Know where your seams are, know how the whole is put together. Be not ashamed of them.
I have been battered about, and sections of the ship have been lost and destroyed.* That they (the sections) may never be used again.
*Parts of the reactor have been cordoned off, with sealed (iron) doors, that the disease may not continue to spread from one compartment to the next. Entire sections of the craft will likely remain unusable, for forever. There are concerns, at times, among the crew, that the entire vessel is no longer sea worthy. The crew is not likely wrong in this, yet we continue to head out into deeper waters (beyond the safety of the bay), on patrols in enemy territories, as there is much still to battle. I would be lying, if I said that when I give the command to dive - when I give the command to dive and I hear the dive sirens sound throughout the hull of the ship (just before we submerge), I would be lying, if I said that I do not wonder, each time, if we shall make it back to the surface. It is not for me to say, whether or not I shall make it back to the surface again. I give the command to dive, and down we go, as there are things below the surface that I must take care of. You need not follow me (below the surface) if you are uncomfortable with this. But, dear reader, we could always use another good pair of competent hands below deck. Think about it, but do not think about it for too long, as I must proceed on, with or without you. As (your) captain, I am sworn inextricably to the missions themselves. Missions I may not lay idly aside: though the obstacles before us may seem insurmountable (as they indeed might be), and though the odds are not in our favor (as they are not). We persevere. We persevere simply because we are still here. Come and persevere with me. There is still fun to be had. If you are willing to have it.
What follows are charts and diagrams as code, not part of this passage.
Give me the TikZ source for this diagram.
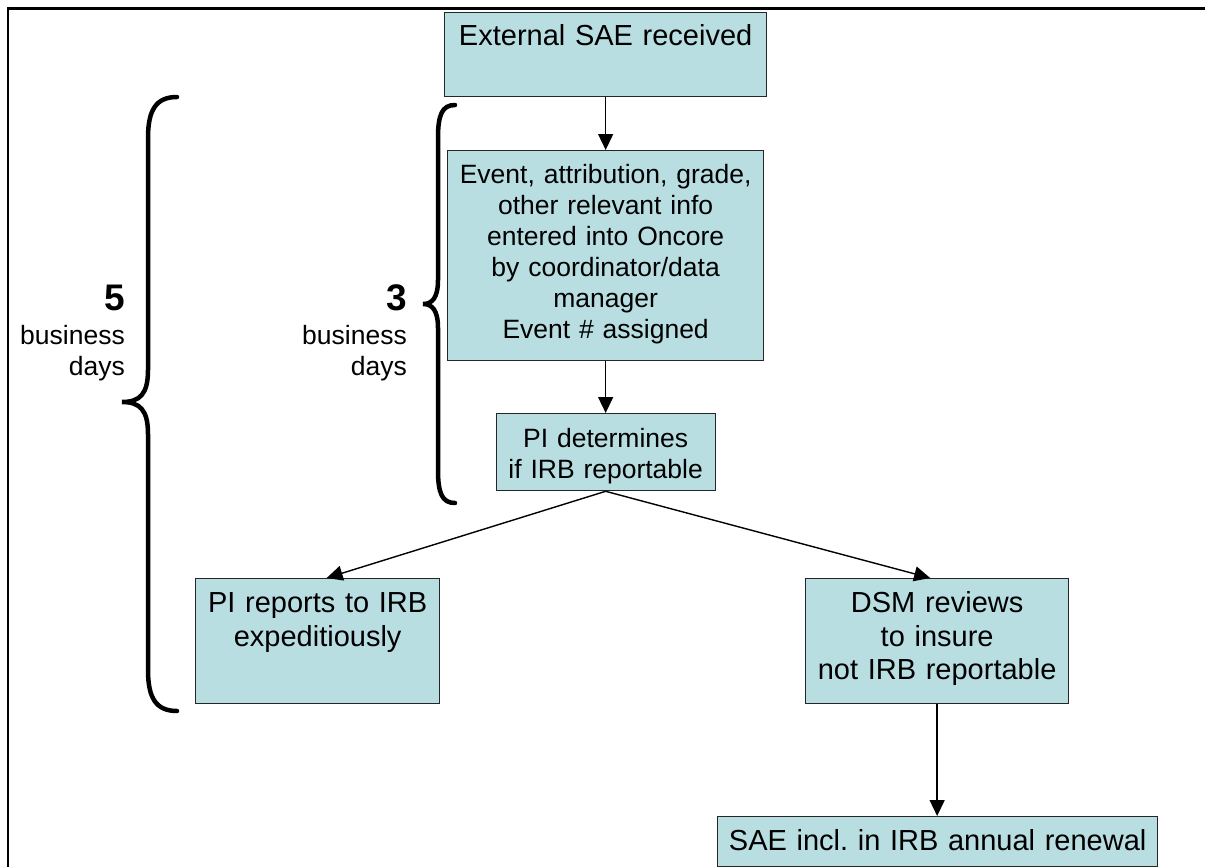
\documentclass[tikz,border=0pt]{standalone}
\usepackage{fontspec}
\setmainfont{Liberation Sans}
\usetikzlibrary{arrows.meta}
\definecolor{boxblue}{RGB}{185,222,226}

\begin{document}
\begin{tikzpicture}[x=1pt, y=-1pt,
    box/.style={draw=black!85, line width=1.3pt, fill=boxblue, inner sep=0pt, align=center, anchor=north west},
    big/.style={font=\fontsize{29}{33.5}\selectfont},
    small/.style={font=\fontsize{26.5}{31}\selectfont},
    arr/.style={line width=1.4pt, -{Triangle[length=16pt,width=15pt]}},
    brace/.style={line width=4.5pt, line cap=round},
    days/.style={font=\fontsize{26.5}{31}\selectfont, align=right, inner sep=0pt, text width=120pt, anchor=base east}]
    \useasboundingbox (0,0) rectangle (1205,867);
    \draw[line width=2.5pt] (8,868) -- (8,8.5) -- (1206,8.5);

    \node[box, big, text width=322pt, text height=33pt, text depth=51pt] (ext) at (444,12) {External SAE received};
    \node[box, small, text width=316pt, text height=33pt, text depth=177pt] (event) at (447,150)
        {Event, attribution, grade,\\other relevant info\\entered into Oncore\\by coordinator/data\\manager\\Event \# assigned};
    \node[box, small, text width=219pt, text height=34pt, text depth=43pt] (pidet) at (495.5,413)
        {PI determines\\if IRB reportable};
    \node[box, big, text width=244pt, text height=34pt, text depth=91pt] (pirep) at (195,578)
        {PI reports to IRB\\expeditiously};
    \node[box, big, text width=263pt, text height=34pt, text depth=91pt] (dsm) at (805,578)
        {DSM reviews\\to insure\\not IRB reportable};
    \node[box, big, text width=440pt, text height=34pt, text depth=16pt] (renew) at (717,816)
        {SAE incl.\ in IRB annual renewal};

    \draw[arr] (ext) -- (event);
    \draw[arr] (event) -- (pidet);
    \draw[arr] (pidet.south) -- ([xshift=9pt]pirep.north);
    \draw[arr] (pidet.south) -- ([xshift=-7pt]dsm.north);
    \draw[arr] (dsm) -- (dsm |- renew.north);

    \node[days] (five) at (125,310) {{\fontsize{37}{37}\selectfont\bfseries 5}\\[3pt]business\\days};
    \node[days] (three) at (407,310) {{\fontsize{37}{37}\selectfont\bfseries 3}\\[3pt]business\\days};

    \draw[brace] (177,97) .. controls (156,97) and (148,110) .. (148,138) -- (148,370)
        .. controls (148,394) and (140,402) .. (122,402) .. controls (140,402) and (148,410) .. (148,434)
        -- (148,670) .. controls (148,698) and (156,711) .. (177,711);
    \draw[brace] (455,105) .. controls (442,105) and (438,115) .. (438,138) -- (438,280)
        .. controls (438,298) and (432,304) .. (423,304) .. controls (432,304) and (438,310) .. (438,328)
        -- (438,470) .. controls (438,493) and (442,503) .. (455,503);
\end{tikzpicture}
\end{document}
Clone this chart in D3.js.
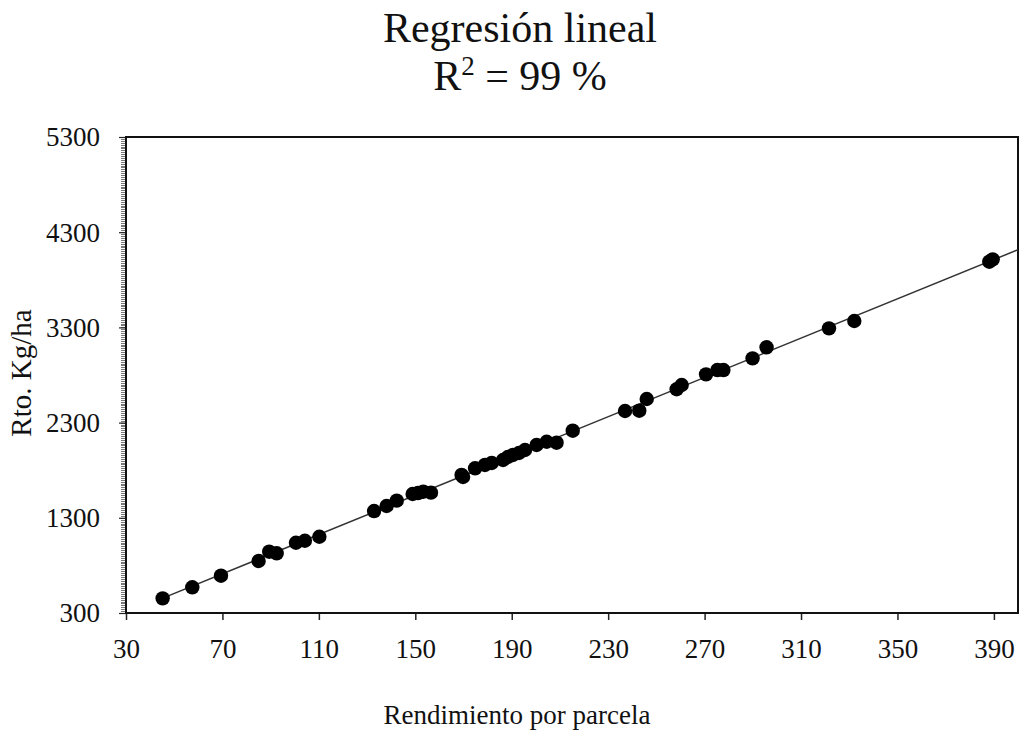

For all my falling apart, do not think, for a second, that they have gotten through to me (with their darkness and their death). They need not get through to you, either.
You will likely want to know what it is like to have a permanent colostomy bag, but you are not comfortable asking. I will tell you.
It is a little bit awful.
It is not fully awful. It is a little bit awful. It is manageable, but not pleasant. It is a tiny bit awful. It concentrates and magnifies the processed un-pleasantries of life. In addition, you must come to terms with a complete loss of control, as to how and when things happen. Lastly, you must deal with the fact that you are wholly dependent, for the rest of your life, on very specific medical supplies that are not readily available at regular stores. They must be received in the mail, and you must have them with you at all times. Sometimes, I imagine what would happen, if the supplier stopped supplying. If there was a strike, or the factories shut down.
Or if they blew them up.
Eventually, I would have to fabricate my own bags. Wax and tape contraptions, adhered to my abdomen. The logistics would be messy and difficult to work out from scratch. This may seem dark to you. But if it does, then you have not delved deeply enough into the concept behind the statement. It is, in fact, anything but dark and despairing.
I am speaking of surviving pointed towards thriving. If you cannot see yourself through to surviving, you cannot survive. It is as simple as that. You must, to a certain degree, generate yourself in your own imagination. And you should try to make a point about having a little fun with it.
But it is manageable to have a permanent colostomy bag. I will tell you more later.
[End Chapter Sixty One]
Alright, now I'm done, and I shall leave you alone.